• _Written request_
Without including any pictures, write out the listing below exactly.
— BEGIN Data section —
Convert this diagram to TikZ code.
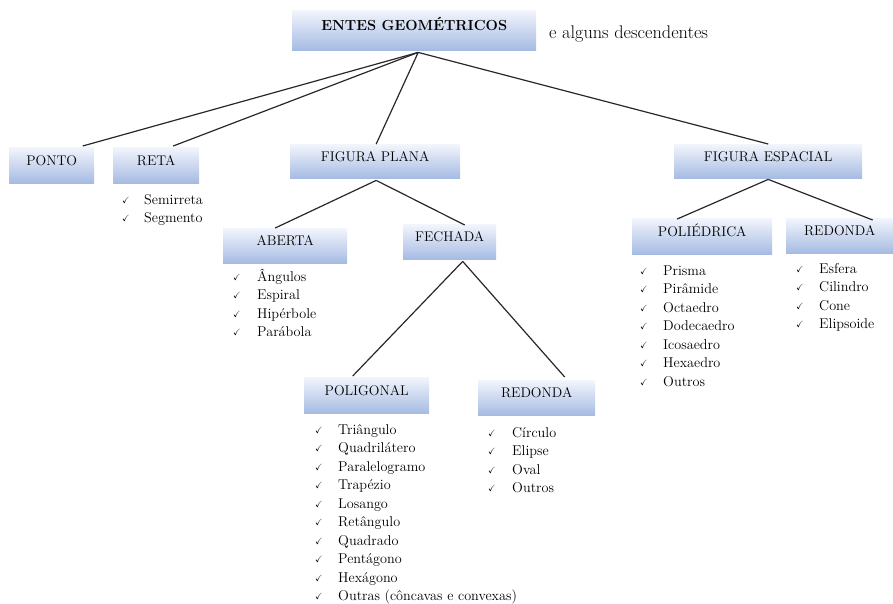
\documentclass[tikz,border=0pt]{standalone}
\usepackage{amssymb}
\usetikzlibrary{calc}
\definecolor{boxtop}{RGB}{242,245,252}
\definecolor{boxbot}{RGB}{166,187,227}
\definecolor{linecol}{RGB}{40,40,40}
\tikzset{
  gbox/.style={rectangle, anchor=north west, inner sep=0pt, top color=boxtop, bottom color=boxbot,
    text height=0pt, text depth=0pt, font=\fontsize{14}{16}\selectfont, text=black},
  conn/.style={draw=linecol, line width=1.2pt},
  item/.style={anchor=base west, inner sep=0pt, font=\fontsize{14.2}{16}\selectfont, text=black},
}
\newcommand{\chk}{\makebox[0pt][l]{\raisebox{1pt}{\small$\checkmark$}}}
\begin{document}
\begin{tikzpicture}[x=1pt,y=-1pt]
\useasboundingbox (0,0) rectangle (893,603);
% boxes
\node[gbox, minimum width=244pt, minimum height=40pt, font=\fontsize{14.6}{16}\bfseries] (entes) at (292,10) {ENTES GEOM\'ETRICOS};
\node[anchor=base west, inner sep=0pt, font=\fontsize{18.3}{20}\selectfont] (desc) at (549,38) {e alguns descendentes};
\node[gbox, minimum width=85pt, minimum height=36pt] (ponto) at (9,147) {PONTO};
\node[gbox, minimum width=86pt, minimum height=36pt] (reta) at (113,147) {RETA};
\node[gbox, minimum width=170pt, minimum height=34pt] (plana) at (290,144) {FIGURA PLANA};
\node[gbox, minimum width=188pt, minimum height=34pt] (espacial) at (674,144) {FIGURA ESPACIAL};
\node[gbox, minimum width=124pt, minimum height=35pt] (aberta) at (223,228) {ABERTA};
\node[gbox, minimum width=93pt, minimum height=35pt] (fechada) at (403,224) {FECHADA};
\node[gbox, minimum width=140pt, minimum height=36pt] (poli) at (632,218) {POLI\'EDRICA};
\node[gbox, minimum width=107pt, minimum height=35pt] (redsp) at (786,218) {REDONDA};
\node[gbox, minimum width=125pt, minimum height=36pt] (poligonal) at (304,377) {POLIGONAL};
\node[gbox, minimum width=117pt, minimum height=35pt] (redpl) at (478,380) {REDONDA};
% connectors
\coordinate (apex) at ($(entes.south)+(4,2)$);
\draw[conn] (apex) -- ($(ponto.north)+(31,-1)$);
\draw[conn] (apex) -- ($(reta.north)+(17,-1)$);
\draw[conn] (apex) -- ($(plana.north)+(1,0)$);
\draw[conn] (apex) -- (espacial.north);
\draw[conn] ($(plana.south)+(1,2)$) -- ($(aberta.north)+(-10,0)$);
\draw[conn] ($(plana.south)+(1,2)$) -- ($(fechada.north)+(15,1)$);
\draw[conn] ($(espacial.south)+(0,1)$) -- ($(poli.north)+(-25,1)$);
\draw[conn] ($(espacial.south)+(0,1)$) -- ($(redsp.north)+(33,2)$);
\draw[conn] ($(fechada.south)+(13,2)$) -- ($(poligonal.north)+(-14,-1)$);
\draw[conn] ($(fechada.south)+(13,2)$) -- ($(redpl.north)+(28,-3)$);
% lists
\foreach \t [count=\i] in {Semirreta,Segmento}
  \node[item] (reta-\i) at (122,{204+18.7*(\i-1)}) {\chk\hspace{22pt}\t};
\foreach \t [count=\i] in {\^Angulos,Espiral,Hip\'erbole,Par\'abola}
  \node[item] (aberta-\i) at (233,{281+18.5*(\i-1)}) {\chk\hspace{24pt}\t};
\foreach \t [count=\i] in {Prisma,Pir\^amide,Octaedro,Dodecaedro,Icosaedro,Hexaedro,Outros}
  \node[item] (poli-\i) at (640,{275+18.5*(\i-1)}) {\chk\hspace{23pt}\t};
\foreach \t [count=\i] in {Esfera,Cilindro,Cone,Elipsoide}
  \node[item] (redsp-\i) at (796,{273+18.5*(\i-1)}) {\chk\hspace{23pt}\t};
\foreach \t [count=\i] in {Tri\^angulo,Quadril\'atero,Paralelogramo,Trap\'ezio,Losango,Ret\^angulo,Quadrado,Pent\'agono,Hex\'agono,Outras (c\^oncavas e convexas)}
  \node[item] (poligonal-\i) at (315,{434+18.55*(\i-1)}) {\chk\hspace{23pt}\t};
\foreach \t [count=\i] in {C\'irculo,Elipse,Oval,Outros}
  \node[item] (redpl-\i) at (488,{437+18.5*(\i-1)}) {\chk\hspace{24pt}\t};
\end{tikzpicture}
\end{document}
— END Data section —
• _Task response_
Convert this diagram to TikZ code.
\documentclass[tikz,border=0pt]{standalone}
\usepackage{amssymb}
\usetikzlibrary{calc}
\definecolor{boxtop}{RGB}{242,245,252}
\definecolor{boxbot}{RGB}{166,187,227}
\definecolor{linecol}{RGB}{40,40,40}
\tikzset{
  gbox/.style={rectangle, anchor=north west, inner sep=0pt, top color=boxtop, bottom color=boxbot,
    text height=0pt, text depth=0pt, font=\fontsize{14}{16}\selectfont, text=black},
  conn/.style={draw=linecol, line width=1.2pt},
  item/.style={anchor=base west, inner sep=0pt, font=\fontsize{14.2}{16}\selectfont, text=black},
}
\newcommand{\chk}{\makebox[0pt][l]{\raisebox{1pt}{\small$\checkmark$}}}
\begin{document}
\begin{tikzpicture}[x=1pt,y=-1pt]
\useasboundingbox (0,0) rectangle (893,603);
% boxes
\node[gbox, minimum width=244pt, minimum height=40pt, font=\fontsize{14.6}{16}\bfseries] (entes) at (292,10) {ENTES GEOM\'ETRICOS};
\node[anchor=base west, inner sep=0pt, font=\fontsize{18.3}{20}\selectfont] (desc) at (549,38) {e alguns descendentes};
\node[gbox, minimum width=85pt, minimum height=36pt] (ponto) at (9,147) {PONTO};
\node[gbox, minimum width=86pt, minimum height=36pt] (reta) at (113,147) {RETA};
\node[gbox, minimum width=170pt, minimum height=34pt] (plana) at (290,144) {FIGURA PLANA};
\node[gbox, minimum width=188pt, minimum height=34pt] (espacial) at (674,144) {FIGURA ESPACIAL};
\node[gbox, minimum width=124pt, minimum height=35pt] (aberta) at (223,228) {ABERTA};
\node[gbox, minimum width=93pt, minimum height=35pt] (fechada) at (403,224) {FECHADA};
\node[gbox, minimum width=140pt, minimum height=36pt] (poli) at (632,218) {POLI\'EDRICA};
\node[gbox, minimum width=107pt, minimum height=35pt] (redsp) at (786,218) {REDONDA};
\node[gbox, minimum width=125pt, minimum height=36pt] (poligonal) at (304,377) {POLIGONAL};
\node[gbox, minimum width=117pt, minimum height=35pt] (redpl) at (478,380) {REDONDA};
% connectors
\coordinate (apex) at ($(entes.south)+(4,2)$);
\draw[conn] (apex) -- ($(ponto.north)+(31,-1)$);
\draw[conn] (apex) -- ($(reta.north)+(17,-1)$);
\draw[conn] (apex) -- ($(plana.north)+(1,0)$);
\draw[conn] (apex) -- (espacial.north);
\draw[conn] ($(plana.south)+(1,2)$) -- ($(aberta.north)+(-10,0)$);
\draw[conn] ($(plana.south)+(1,2)$) -- ($(fechada.north)+(15,1)$);
\draw[conn] ($(espacial.south)+(0,1)$) -- ($(poli.north)+(-25,1)$);
\draw[conn] ($(espacial.south)+(0,1)$) -- ($(redsp.north)+(33,2)$);
\draw[conn] ($(fechada.south)+(13,2)$) -- ($(poligonal.north)+(-14,-1)$);
\draw[conn] ($(fechada.south)+(13,2)$) -- ($(redpl.north)+(28,-3)$);
% lists
\foreach \t [count=\i] in {Semirreta,Segmento}
  \node[item] (reta-\i) at (122,{204+18.7*(\i-1)}) {\chk\hspace{22pt}\t};
\foreach \t [count=\i] in {\^Angulos,Espiral,Hip\'erbole,Par\'abola}
  \node[item] (aberta-\i) at (233,{281+18.5*(\i-1)}) {\chk\hspace{24pt}\t};
\foreach \t [count=\i] in {Prisma,Pir\^amide,Octaedro,Dodecaedro,Icosaedro,Hexaedro,Outros}
  \node[item] (poli-\i) at (640,{275+18.5*(\i-1)}) {\chk\hspace{23pt}\t};
\foreach \t [count=\i] in {Esfera,Cilindro,Cone,Elipsoide}
  \node[item] (redsp-\i) at (796,{273+18.5*(\i-1)}) {\chk\hspace{23pt}\t};
\foreach \t [count=\i] in {Tri\^angulo,Quadril\'atero,Paralelogramo,Trap\'ezio,Losango,Ret\^angulo,Quadrado,Pent\'agono,Hex\'agono,Outras (c\^oncavas e convexas)}
  \node[item] (poligonal-\i) at (315,{434+18.55*(\i-1)}) {\chk\hspace{23pt}\t};
\foreach \t [count=\i] in {C\'irculo,Elipse,Oval,Outros}
  \node[item] (redpl-\i) at (488,{437+18.5*(\i-1)}) {\chk\hspace{24pt}\t};
\end{tikzpicture}
\end{document}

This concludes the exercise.